Nella giornata di martedì 28 giugno, la Commissione Affari Costituzionali della Camera ha concluso l’esame della riforma della legge sulla cittadinanza.
“Finalmente si va in aula – ha dichiarato il presidente della Commissione Giuseppe Brescia (M5S) – per iniziare a saldare un debito con migliaia di ragazzi che si sentono italiani, ma che non sono riconosciuti come tali dallo Stato. Lo ius scholae è una risposta pragmatica e semplice a una richiesta di cambiamento diffusa. Non toglie nulla a nessuno, ma aggiunge e crea le condizioni per una società più inclusiva e giusta. Valorizza il ruolo della scuola e dei nostri insegnanti e tiene insieme diritti e doveri”.

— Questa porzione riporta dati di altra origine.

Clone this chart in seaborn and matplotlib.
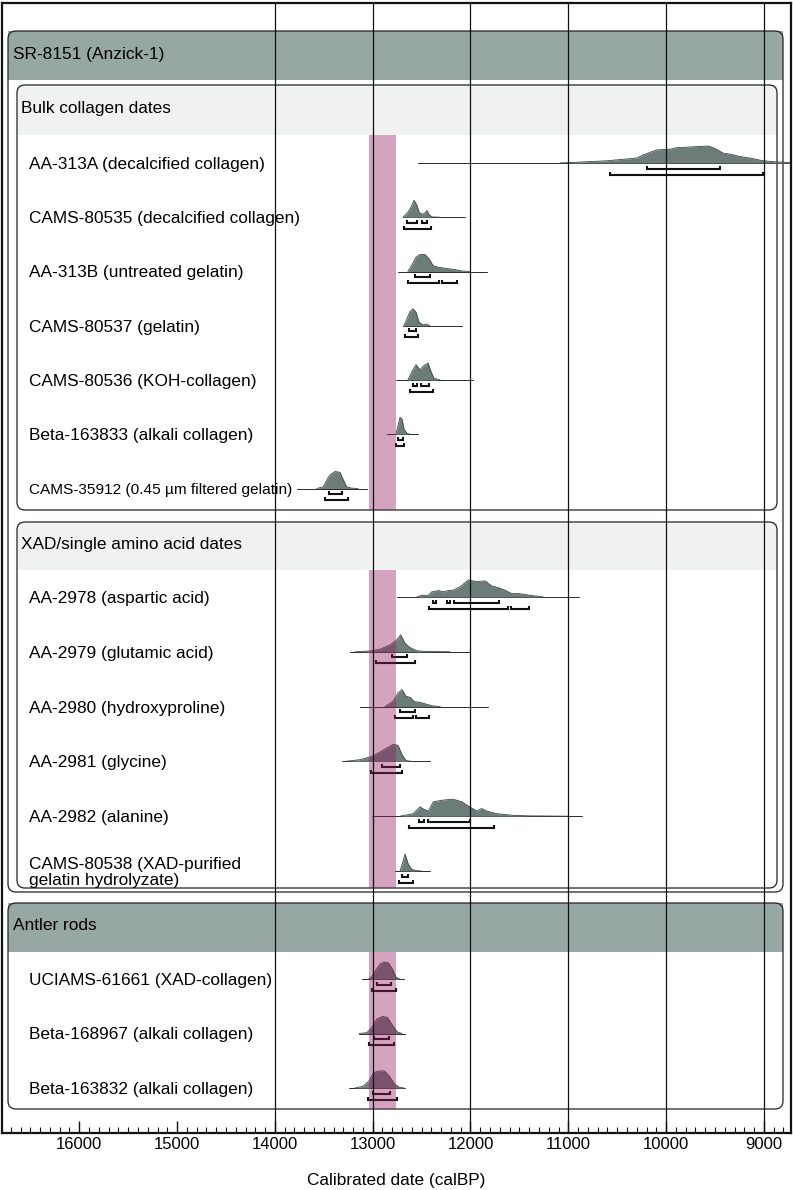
import numpy as np
import pandas as pd
import matplotlib
matplotlib.use('Agg')
import matplotlib.pyplot as plt
import matplotlib.patches as mpatches
import matplotlib.transforms as mtransforms
from matplotlib.ticker import MultipleLocator
import seaborn as sns

# probability profiles: (calBP, relative height)
aa313a_pdf = [(11085, 0), (10607, 0.13), (10301, 0.29), (10233, 0.48), (10096, 0.77), (9960, 0.81),
              (9895, 0.9), (9756, 0.94), (9568, 1.0), (9517, 0.9), (9415, 0.58), (9347, 0.52),
              (9244, 0.38), (9142, 0.29), (9006, 0.13), (8869, 0.06), (8700, 0.02)]
aa313a_span = (12535, 8700)
aa313a_r68 = [(10198, 9449)]
aa313a_r95 = [(10574, 9006)]

cams80535_pdf = [(12690, 0), (12639, 0.3), (12608, 0.6), (12578, 1.0), (12547, 0.7), (12526, 0.3),
                 (12506, 0.2), (12475, 0.2), (12445, 0.4), (12424, 0.15), (12393, 0.02), (12310, 0)]
cams80535_span = (12690, 12057)
cams80535_r68 = [(12650, 12545), (12500, 12440)]
cams80535_r95 = [(12680, 12400)]

aa313b_pdf = [(12640, 0), (12588, 0.5), (12557, 0.85), (12516, 1.0), (12465, 1.0), (12424, 0.75),
              (12383, 0.35), (12332, 0.25), (12270, 0.2), (12209, 0.15), (12147, 0.1), (12086, 0.03),
              (12004, 0)]
aa313b_span = (12740, 11830)
aa313b_r68 = [(12570, 12410)]
aa313b_r95 = [(12640, 12320), (12290, 12140)]

cams80537_pdf = [(12680, 0), (12650, 0.4), (12618, 0.85), (12588, 1.0), (12557, 0.8), (12526, 0.2),
                 (12485, 0.05), (12455, 0.1), (12414, 0)]
cams80537_span = (12690, 12090)
cams80537_r68 = [(12630, 12560)]
cams80537_r95 = [(12670, 12540)]

cams80536_pdf = [(12640, 0), (12598, 0.5), (12557, 0.9), (12516, 0.6), (12475, 0.85), (12434, 1.0),
                 (12404, 0.5), (12373, 0.1), (12310, 0)]
cams80536_span = (12760, 11970)
cams80536_r68 = [(12590, 12545), (12510, 12420)]
cams80536_r95 = [(12620, 12380)]

beta163833_pdf = [(12762, 0), (12741, 0.5), (12721, 1.0), (12700, 0.9), (12680, 0.3), (12649, 0.05),
                  (12618, 0)]
beta163833_span = (12853, 12536)
beta163833_r68 = [(12740, 12695)]
beta163833_r95 = [(12760, 12680)]

cams35912_pdf = [(13573, 0), (13505, 0.1), (13470, 0.5), (13437, 0.8), (13385, 1.0), (13334, 0.95),
                 (13300, 0.5), (13266, 0.1), (13215, 0.02), (13150, 0)]
cams35912_span = (13773, 13058)
cams35912_r68 = [(13444, 13317)]
cams35912_r95 = [(13488, 13250)]

aa2978_pdf = [(12550, 0), (12499, 0.1), (12431, 0.1), (12397, 0.3), (12329, 0.38), (12278, 0.3),
              (12227, 0.38), (12176, 0.4), (12107, 0.6), (12022, 1.0), (11937, 0.9), (11852, 0.95),
              (11783, 0.65), (11716, 0.55), (11647, 0.4), (11579, 0.2), (11511, 0.2), (11443, 0.15),
              (11392, 0.1), (11256, 0)]
aa2978_span = (12755, 10890)
aa2978_r68 = [(12387, 12356), (12245, 12210), (12169, 11709)]
aa2978_r95 = [(12424, 11620), (11590, 11399)]

aa2979_pdf = [(13180, 0), (13028, 0.05), (12925, 0.15), (12823, 0.4), (12755, 0.7), (12714, 1.0),
              (12670, 0.5), (12619, 0.25), (12550, 0.06), (12448, 0.02), (12210, 0)]
aa2979_span = (13232, 12003)
aa2979_r68 = [(12806, 12652)]
aa2979_r95 = [(12970, 12570)]

aa2980_pdf = [(12875, 0), (12793, 0.3), (12741, 0.8), (12700, 1.0), (12659, 0.6), (12618, 0.55),
              (12577, 0.3), (12516, 0.25), (12455, 0.15), (12393, 0.05), (12310, 0)]
aa2980_span = (13130, 11820)
aa2980_r68 = [(12720, 12570)]
aa2980_r95 = [(12775, 12590), (12560, 12420)]

aa2981_pdf = [(13283, 0), (13130, 0.1), (13007, 0.3), (12925, 0.55), (12853, 0.8), (12792, 1.0),
              (12741, 0.95), (12700, 0.4), (12660, 0.05), (12598, 0)]
aa2981_span = (13310, 12410)
aa2981_r68 = [(12903, 12721)]
aa2981_r95 = [(13017, 12700)]

aa2982_pdf = [(12721, 0), (12585, 0.15), (12516, 0.55), (12475, 0.4), (12431, 0.3), (12380, 0.85),
              (12278, 0.95), (12176, 1.0), (12090, 0.85), (12022, 0.6), (11937, 0.3), (11885, 0.45),
              (11834, 0.3), (11732, 0.15), (11562, 0.05), (11392, 0.02), (11000, 0)]
aa2982_span = (13010, 10855)
aa2982_r68 = [(12523, 12475), (12431, 12005)]
aa2982_r95 = [(12626, 11757)]

cams80538_pdf = [(12721, 0), (12693, 0.5), (12670, 1.0), (12636, 0.4), (12601, 0.1), (12550, 0.02),
                 (12500, 0)]
cams80538_span = (12772, 12413)
cams80538_r68 = [(12703, 12636)]
cams80538_r95 = [(12728, 12585)]

uciams61661_pdf = [(13040, 0), (13000, 0.2), (12960, 0.6), (12920, 0.9), (12880, 1.0), (12840, 0.95),
                   (12800, 0.6), (12760, 0.1), (12720, 0)]
uciams61661_span = (13112, 12680)
uciams61661_r68 = [(12959, 12816)]
uciams61661_r95 = [(13010, 12765)]

beta168967_pdf = [(13140, 0), (13060, 0.05), (13010, 0.35), (12960, 0.85), (12900, 1.0), (12850, 0.95),
                  (12800, 0.5), (12750, 0.1), (12700, 0)]
beta168967_span = (13140, 12670)
beta168967_r68 = [(12987, 12838)]
beta168967_r95 = [(13038, 12777)]

beta163832_pdf = [(13180, 0), (13100, 0.1), (13040, 0.4), (12990, 0.9), (12940, 1.0), (12880, 1.0),
                  (12830, 0.7), (12780, 0.25), (12730, 0.05), (12680, 0)]
beta163832_span = (13242, 12670)
beta163832_r68 = [(12994, 12818)]
beta163832_r95 = [(13051, 12751)]

bulk_labels = ['AA-313A (decalcified collagen)', 'CAMS-80535 (decalcified collagen)',
               'AA-313B (untreated gelatin)', 'CAMS-80537 (gelatin)', 'CAMS-80536 (KOH-collagen)',
               'Beta-163833 (alkali collagen)', 'CAMS-35912 (0.45 µm filtered gelatin)']
xad_labels = ['AA-2978 (aspartic acid)', 'AA-2979 (glutamic acid)', 'AA-2980 (hydroxyproline)',
              'AA-2981 (glycine)', 'AA-2982 (alanine)', 'CAMS-80538 (XAD-purified\ngelatin hydrolyzate)']
antler_labels = ['UCIAMS-61661 (XAD-collagen)', 'Beta-168967 (alkali collagen)',
                 'Beta-163832 (alkali collagen)']

bulk_samples = [
    (aa313a_pdf, aa313a_span, aa313a_r68, aa313a_r95),
    (cams80535_pdf, cams80535_span, cams80535_r68, cams80535_r95),
    (aa313b_pdf, aa313b_span, aa313b_r68, aa313b_r95),
    (cams80537_pdf, cams80537_span, cams80537_r68, cams80537_r95),
    (cams80536_pdf, cams80536_span, cams80536_r68, cams80536_r95),
    (beta163833_pdf, beta163833_span, beta163833_r68, beta163833_r95),
    (cams35912_pdf, cams35912_span, cams35912_r68, cams35912_r95),
]
xad_samples = [
    (aa2978_pdf, aa2978_span, aa2978_r68, aa2978_r95),
    (aa2979_pdf, aa2979_span, aa2979_r68, aa2979_r95),
    (aa2980_pdf, aa2980_span, aa2980_r68, aa2980_r95),
    (aa2981_pdf, aa2981_span, aa2981_r68, aa2981_r95),
    (aa2982_pdf, aa2982_span, aa2982_r68, aa2982_r95),
    (cams80538_pdf, cams80538_span, cams80538_r68, cams80538_r95),
]
antler_samples = [
    (uciams61661_pdf, uciams61661_span, uciams61661_r68, uciams61661_r95),
    (beta168967_pdf, beta168967_span, beta168967_r68, beta168967_r95),
    (beta163832_pdf, beta163832_span, beta163832_r68, beta163832_r95),
]

# highlighted interval (calBP)
band_range = (13040, 12760)
major_ticks = list(range(16000, 8999, -1000))
grid_ticks = list(range(14000, 8999, -1000))

# ---------------------------------------------------------------------------
sns.set_theme(style='white')
plt.rcParams['font.family'] = ['Liberation Sans', 'DejaVu Sans']
plt.rcParams['text.color'] = 'black'
plt.rcParams['axes.labelcolor'] = 'black'

W, H = 793, 1190
FILL = '#6b7c79'
EDGE = '#3a4543'
DARK_BAND = '#97a8a4'
LIGHT_BAND = '#f0f1f1'
PINK = '#93195f'
PEAK = 17
FS = 12.4

fig = plt.figure(figsize=(W / 100, H / 100), dpi=100)
ax = fig.add_axes([2 / W, 1 - 1133 / H, 789 / W, 1130 / H])
ax.set_xlim(16790, 8723)
ax.set_ylim(1133, 3)  # y data unit == pixel from top
pix = mtransforms.Affine2D().scale(1 / W, -1 / H).translate(0, 1) + fig.transFigure


def box(x, y, w, h, band_h, band_col):
    b = mpatches.FancyBboxPatch((x, y), w, h, boxstyle='round,pad=0,rounding_size=8',
                                transform=pix, fc='white', ec='none', zorder=1, clip_on=False)
    ax.add_patch(b)
    band = mpatches.Rectangle((x, y), w, band_h, transform=pix, fc=band_col, ec='none',
                              zorder=1.1, clip_on=False)
    ax.add_patch(band)
    band.set_clip_path(b)
    ax.add_patch(mpatches.FancyBboxPatch((x, y), w, h, boxstyle='round,pad=0,rounding_size=8',
                                         transform=pix, fill=False, ec='#222222', lw=0.9,
                                         zorder=1.2, clip_on=False))


def draw_sample(pdf, span, r68, r95, y0):
    d = pd.DataFrame(pdf, columns=['cal', 'p'])
    d['top'] = y0 - PEAK * d['p']
    ax.plot(span, [y0, y0], color='#2b2b2b', lw=0.7, zorder=2)
    ax.fill_between(d['cal'], y0, d['top'], color=FILL, lw=0, zorder=2.1)
    sns.lineplot(data=d, x='cal', y='top', ax=ax, color=EDGE, lw=0.6, sort=False,
                 estimator=None, zorder=2.2, legend=False)
    for off, ranges in ((5.5, r68), (11.5, r95)):
        yb = y0 + off
        for a, b in ranges:
            ax.plot([a, a, b, b], [yb - 3, yb, yb, yb - 3], color='#111111', lw=1.5,
                    zorder=2.3, solid_joinstyle='miter', solid_capstyle='butt')


# outer and group boxes
box(8, 31, 775, 861, 49, DARK_BAND)
ax.text(13, 54, 'SR-8151 (Anzick-1)', transform=pix, fontsize=FS, va='center', zorder=5)
box(17, 85, 760, 425, 50, LIGHT_BAND)
ax.text(21, 108, 'Bulk collagen dates', transform=pix, fontsize=FS, va='center', zorder=5)
box(17, 522, 760, 366, 48, LIGHT_BAND)
ax.text(21, 544, 'XAD/single amino acid dates', transform=pix, fontsize=FS, va='center', zorder=5)
box(8, 903, 775, 206, 49, DARK_BAND)
ax.text(13, 926, 'Antler rods', transform=pix, fontsize=FS, va='center', zorder=5)

groups = [
    (bulk_labels, bulk_samples, 163, 54.25, (135, 510)),
    (xad_labels, xad_samples, 597, 54.8, (570, 888)),
    (antler_labels, antler_samples, 979, 54.5, (952, 1109)),
]
for labels, samples, first, step, (b0, b1) in groups:
    for i, (lab, s) in enumerate(zip(labels, samples)):
        y0 = first + i * step
        size = 11.1 if 'µm' in lab else FS
        ax.text(29, y0 + 1.5, lab, transform=pix, fontsize=size, va='center',
                linespacing=1.05, zorder=5)
        draw_sample(*s, y0)
    ax.add_patch(mpatches.Rectangle((band_range[1], b0), band_range[0] - band_range[1], b1 - b0,
                                    fc=PINK, alpha=0.4, ec='none', zorder=3))

ax.vlines(grid_ticks, 3, 1133, color='#111111', lw=0.9, zorder=4)

ax.set_xticks(major_ticks)
ax.set_xticklabels([str(t) for t in major_ticks])
ax.xaxis.set_minor_locator(MultipleLocator(100))
ax.tick_params(axis='x', which='major', direction='in', length=9, width=1, pad=3,
               labelsize=12, bottom=True, colors='#111111', labelcolor='black')
ax.tick_params(axis='x', which='minor', direction='in', length=4, width=0.8, bottom=True,
               colors='#111111')
ax.set_yticks([])
ax.set_ylabel('')
ax.set_xlabel('Calibrated date (calBP)', fontsize=FS, labelpad=15, color='black')
for sp in ax.spines.values():
    sp.set_visible(True)
    sp.set_color('#111111')
    sp.set_linewidth(1.6)
ax.set_facecolor('white')

fig.savefig('out.png', dpi=100, facecolor='white')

“Il provvedimento – spiega una nota dell’Ansa – punta a riconoscere il ruolo della scuola consentendo a quasi un milione di under 18 (nati in Italia o arrivati entro i 12 anni) la possibilità di chiedere la cittadinanza italiana dopo aver frequentato almeno 5 anni di scuola”.
Per la verità, però, in Commissione la maggioranza si è mostrata divisa: si sono espressi a favore M5S e Pd, Leu e Italia Viva, mentre Lega e FdI hanno mantenuta una posizione contraria.
Per il partito di Giorgia Meloni si tratta di uno “ius soli mascherato” mentre Matteo Salvini fa rilevare che nel testo voluto da Pd e M5S “la manifestazione di volontà è dei genitori stranieri e non dei ragazzi”; secondo il leader della Lega “il minore non è neppure ascoltato o considerato ma diventa uno strumento per un lasciapassare alla cittadinanza facile”.
Apprezzamento per l’iniziativa di legge è stato espresso in queste ore dall’assessora alle Politiche Sociali e alla Salute di Roma, Barbara Funari: “La Capitale è pronta a dire sì e a stare dalla parte giusta della storia. Abbiamo tanti bambini e cittadini che sono già romani e aspettano solo il riconoscimento legislativo. Nella Capitale sono più del 13% i minori residenti in attesa della cittadinanza. La norma deve essere approvata al più presto e come Comune ci impegniamo ad applicarla nel modo migliore possibile”.